Com: Drea de Matteo, Lillo Brancato, Lisa Valens, Ice-T, Victor Argo, Denia Brache, Gloria Irizarry, Naomi Morales

Um casal norte-americano de origem latina (de Matteo e Brancato) prepara-se para o Natal. Depois de assistirem a uma peça na escola da filha, ele tenta encontrar um dos últimos exemplares de uma boneca muito popular para dar à pequena Lisa (Valens). Mais tarde, os dois juntam-se a alguns amigos e preparam embrulhos, mas não se trata de pacotes natalícios, antes de “panfletos” com droga, prontos a distribuir. Na azáfama das celebrações, e tentando ainda encontrar a popular boneca, os dois vão-se cruzar com um individuo cheio de más intenções (Ice-T) que, na melhor das hipóteses, lhes poderá arruinar o Natal.

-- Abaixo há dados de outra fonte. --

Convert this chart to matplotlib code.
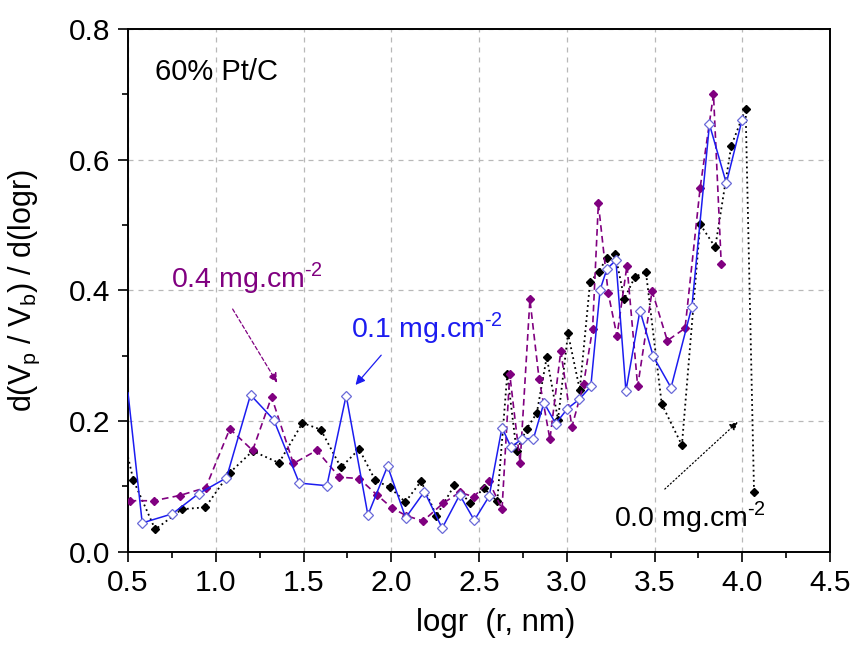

«'R Xmas» é uma amostra do cinema independente americano que cai no Natal cinematográfico português. Este é o produto de um cinema tão tipicamente independente que só estreia nos EUA um ano depois de estar concluído. Pelo menos no que a esta obra diz respeito não podemos propriamente reclamar quanto às demoras, em relação à estreia no país de origem. Para mais, trata-se de um filme inteiramente dentro do espírito da época natalícia: uma família feliz, que tenta lutar contra uma ameaça externa que põe em risco a sua felicidade ou até mesmo a sua integridade física. É certo que se trata de um casal que ganha o pão de cada dia a traficar droga, mas não será isso o mais importante neste conto natalício.

Abel Ferrara é o autor de obras provocantes e viscerais como «Bad Lieutenant» (1992), «Mrs 45» (1981) ou o já distante «Driller Killer» (1979), mas o seu trabalho mais recente já não tem grande capacidade de provocar ou, por vezes, sequer de prender a atenção do espectador ou de sugerir grandes divagações críticas. «'R Xmas» é uma espécie de conto moral, mas sem fazer questão de apregoar qualquer lição no final, antes, talvez, sugerindo que reflictamos sobre a pequena e modesta história. Na verdade, não acontece muita coisa neste filme. Somos apresentados a um quotidiano de uma simpática família, o seu modo de vida é posto em risco e depois lá vem a conclusão (o que não implica necessariamente que a situação fique definida).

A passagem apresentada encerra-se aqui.